Sunday, January 1, 2012

19132 (A Model of Syntaxis)

There was an old woman who lived in a shoe.
She had so many children, she didn't know what to do;
She gave them some broth without any bread;
She whipp'd all their bums, and sent them to bed.
Then out went th' old woman to bespeak 'em a coffin,
And when she came back, she found 'em all a-loffeing.

The nursery rhyme depicted above is actually a clever message about syntaxis, and creativity. A slovenly woman (thought), is materially embodied in language (the shoe). She is so fecund, but her own fecundity is overwhelming. Language's projections are like hungry children. Thought attempts to put aside its models and projections, it's youthful insomnia, and she decides the best thing to do is to kill all projections. But projections do not mind, and each has a life of its own. The rhyme leaves off, because:

A: Unknown to the woman, Dracula has infected all these children and their laughter is devilish and they intend to drink her dry.

B: The children's laughter is infectious, and cheerful, and actually gives the old woman another idea on how to make some money, namely like she has always done, whoring, probably calling on the oldest of the pretty children to learn the naughty yabyum.

C. The children are laughing because they are all scurvy insane and they simply eat her, and then burn the coffin for firewood, and then also eat little Timmy with the club foot and cleft palette.

D. The old woman doesn't see the giant who has returned for his shoe, whom the children have already befriended and have talked into giving over his beard for a home so they can eat the falling crumbs.

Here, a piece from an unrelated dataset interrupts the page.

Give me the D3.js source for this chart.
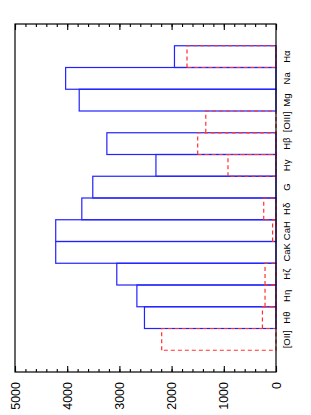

When asked the children said they would rather be beard mites for steak and cheese, then urchins to a hateful old bag with floppy loins and loose morals.

E. The old woman returns and sort of molts out of her old woman form into that of a supervoluptoid mother with breasts shooting high speed milk lasers which the children like silly doggies try to drink from, comically
getting soaked with life-affirming lactates.